De cierta forma, hay que darle la razón… Las palabras que hoy escuchamos de Jesús son una clara exhortación a una conversión sincera, a que realmente nos esforcemos y no vivamos nuestra fe como un “cristianismo meramente cultural”, en una especie de “seguimiento light”.
De ningún modo pretendo fomentar un cristianismo tenso, en el cual todo sea absolutamente serio y se hable sólo de la muerte y del diablo. Pero también se deforma la imagen de la fe, y, por tanto, del Señor, si se resta importancia o se omiten aquellos pasajes bíblicos que hablan de una seria conversión y nos hacen ver que uno puede fallar al sentido de su existencia y condenarse incluso para siempre.

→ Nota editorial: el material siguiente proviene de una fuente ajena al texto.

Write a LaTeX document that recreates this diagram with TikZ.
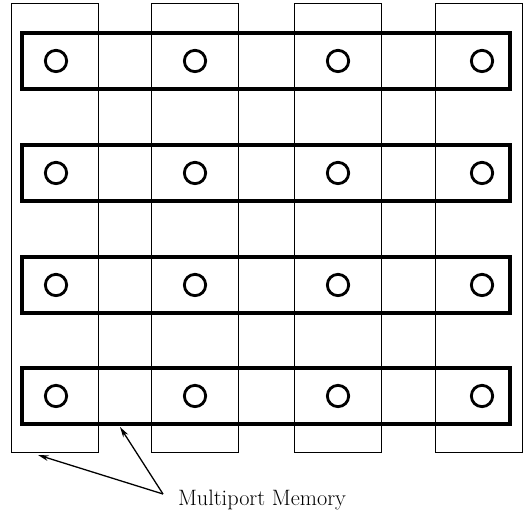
\documentclass[tikz,border=0pt]{standalone}
\usepackage{tikz}
\usetikzlibrary{arrows.meta}

\begin{document}
\begin{tikzpicture}[
        x=0.03cm, y=-0.03cm,
        bank/.style={draw, line width=0.9pt, minimum width=2.6cm, minimum height=13.47cm, inner sep=0pt},
        bus/.style={draw, line width=2.6pt, minimum width=14.64cm, minimum height=1.68cm, inner sep=0pt},
        port/.style={draw, circle, line width=2.4pt, minimum size=0.64cm, inner sep=0pt},
        pointer/.style={-{Stealth[length=3.2mm, width=1.7mm]}, line width=1.1pt}
    ]
        \useasboundingbox (0,0) rectangle (527,515);
        % memory banks
        \node[bank] (bank1) at (55,228) {};
        \node[bank] (bank2) at (195,228) {};
        \node[bank] (bank3) at (338,228) {};
        \node[bank] (bank4) at (479,228) {};
        % rows of processors
        \foreach \r/\y in {1/61, 2/173, 3/285, 4/396} {
            \node[bus] (row\r) at (266,\y) {};
            \foreach \c/\x in {1/56, 2/195, 3/338, 4/482}
                \node[port] (p\r\c) at (\x,\y) {};
        }
        \node[font=\fontsize{19}{23}\selectfont] (label) at (262,500) {Multiport Memory};
        \coordinate (fork) at (163,494);
        \coordinate (tipA) at (38,455);
        \coordinate (tipB) at (120,427);
        \draw[pointer] (fork) -- (tipA);
        \draw[pointer] (fork) -- (tipB);
    \end{tikzpicture}
\end{document}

Es cierto que Dios, en Su infinita bondad, busca al hombre y está siempre dispuesto a perdonar. Sin embargo, esta actitud Suya nunca lleva a relativizar el pecado ni excluye la posibilidad de separarse de Dios y perder el camino… Afirmaciones tan serias como las del evangelio de hoy han de sacudirnos, despertarnos y hacernos dispuestos a no negarle nada al Señor, tal como lo estuvieron los Apóstoles Simón y Judas, a quienes hoy conmemoramos.
Un cristianismo tibio no despierta a nadie; sino que nos deja en el letargo. Un catolicismo que se adapte al mundo perderá su fuerza interior, y entonces los cristianos no serán luz del mundo ni sal de la tierra (cf. Mt 5,13-14).
Sólo se puede hacer una clara advertencia: ¡No podemos adaptarnos al mundo e incluso creer que esto sería progreso, que el cristianismo debe “ponerse al día” y que, finalmente, el Señor extenderá Su manto de misericordia sobre todos! ¡Lejos de nosotros tales ideas!
Con palabras claras y mostrándonos las consecuencias, el evangelio de hoy nos exhorta a poner fin a toda tibieza. Si se lo pedimos al Espíritu Santo, Él, con Su bondadosa perseverancia, nos insistirá y traerá a nuestra memoria la buena decisión que hemos tomado, así como también las palabras de Jesús (cf. Jn 14,26). ¡Él es un verdadero Amigo; un Amigo divino!